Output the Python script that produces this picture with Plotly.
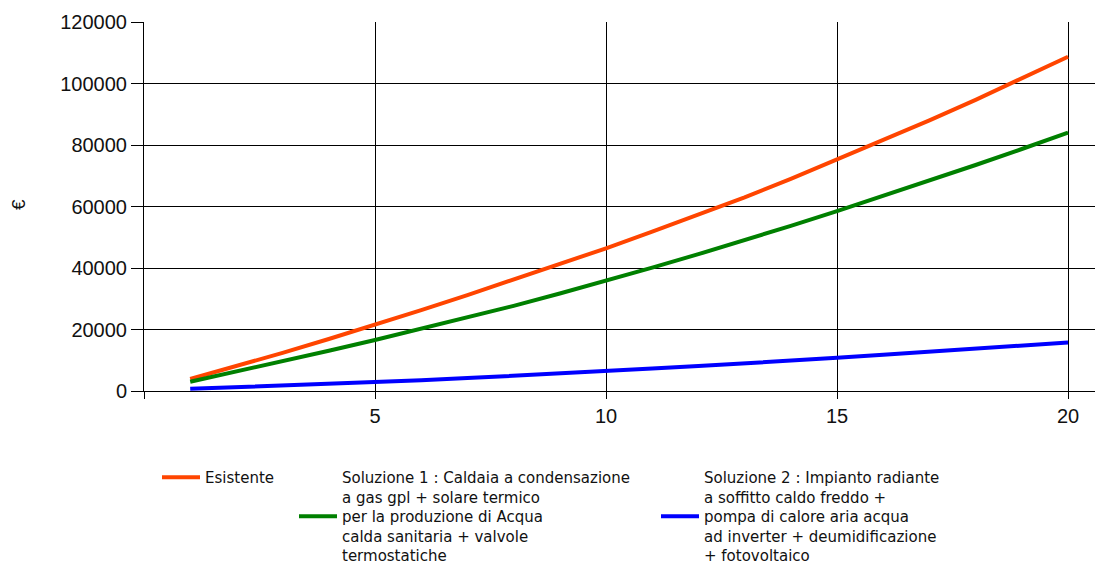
import plotly.graph_objects as go

years = list(range(1, 21))
esistente = [3900, 8100, 12400, 16900, 21500, 26300, 31200, 36200, 41200, 46400,
             51800, 57300, 63000, 69000, 75300, 81600, 88000, 94700, 101600, 108700]
soluzione1 = [3000, 6300, 9600, 13100, 16600, 20300, 23900, 27700, 31700, 35800,
              40100, 44500, 49000, 53700, 58500, 63400, 68400, 73500, 78700, 84000]
soluzione2 = [700, 1200, 1700, 2200, 2800, 3500, 4200, 4900, 5700, 6500,
              7300, 8100, 8900, 9800, 10800, 11800, 12800, 13800, 14800, 15800]

names = [
    "Esistente",
    "Soluzione 1 : Caldaia a condensazione<br>a gas gpl + solare termico<br>per la produzione di Acqua<br>calda sanitaria + valvole<br>termostatiche",
    "Soluzione 2 : Impianto radiante<br>a soffitto caldo freddo +<br>pompa di calore aria acqua<br>ad inverter + deumidificazione<br>+ fotovoltaico",
]
colors = ["#FF4500", "#008000", "#0000FF"]
x_ticks = [0, 5, 10, 15, 20]
x_ticktext = ["", "5", "10", "15", "20"]

W, H = 1103, 563
fig = go.Figure()
series = [esistente, soluzione1, soluzione2]
legends = ["legend", "legend2", "legend3"]
for s, n, c, lg in zip(series, names, colors, legends):
    fig.add_trace(go.Scatter(x=years, y=s, mode="lines", name=n, showlegend=True,
                             line=dict(color=c, width=4), legend=lg))

font_family = "Liberation Sans, Arial, sans-serif"
leg_font = "DejaVu Sans, Verdana, sans-serif"
leg_common = dict(xref="container", yref="container", xanchor="left", yanchor="top",
                  bgcolor="rgba(0,0,0,0)", borderwidth=0, visible=True,
                  font=dict(family=leg_font, size=15, color="#111"),
                  valign="middle", itemwidth=38, tracegroupgap=0)

leg_top = 453
fig.update_layout(
    width=W, height=H, showlegend=True,
    margin=dict(l=136, r=0, t=14, b=180, autoexpand=False),
    paper_bgcolor="white", plot_bgcolor="white",
    font=dict(family=font_family, color="#111"),
    legend=dict(x=149 / W, y=1 - leg_top / H, **leg_common),
    legend2=dict(x=286 / W, y=1 - leg_top / H, **leg_common),
    legend3=dict(x=648 / W, y=1 - leg_top / H, **leg_common),
    xaxis=dict(range=[0, 20.93], tickvals=x_ticks, ticktext=x_ticktext,
               showgrid=True, gridcolor="#000", gridwidth=1,
               zeroline=False, showline=True, linecolor="#000", linewidth=1,
               ticks="outside", ticklen=7, tickcolor="#000", automargin=False,
               tickfont=dict(size=20, color="#111", family=font_family)),
    yaxis=dict(range=[0, 120000], dtick=20000, tickformat="d",
               showgrid=True, gridcolor="#000", gridwidth=1,
               zeroline=False, showline=True, linecolor="#000", linewidth=1,
               ticks="outside", ticklen=12, tickcolor="#000", automargin=False,
               tickfont=dict(size=20, color="#111", family=font_family)),
    annotations=[dict(text="€", xref="paper", yref="paper",
                      x=(11 - 136) / (W - 136), y=1 - (197 - 14) / (H - 14 - 180),
                      xanchor="center", yanchor="middle", textangle=-90,
                      showarrow=False, font=dict(size=19, color="#111", family=font_family))],
)

fig.write_html("out.html")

- [What you should do] Set down again, exactly, the lines of the material above from its first line to the one with "import plotly.graph_objects as go", inclusive. Leave the pictures out.

- [Expected output]
Output the Python script that produces this picture with Plotly.
import plotly.graph_objects as go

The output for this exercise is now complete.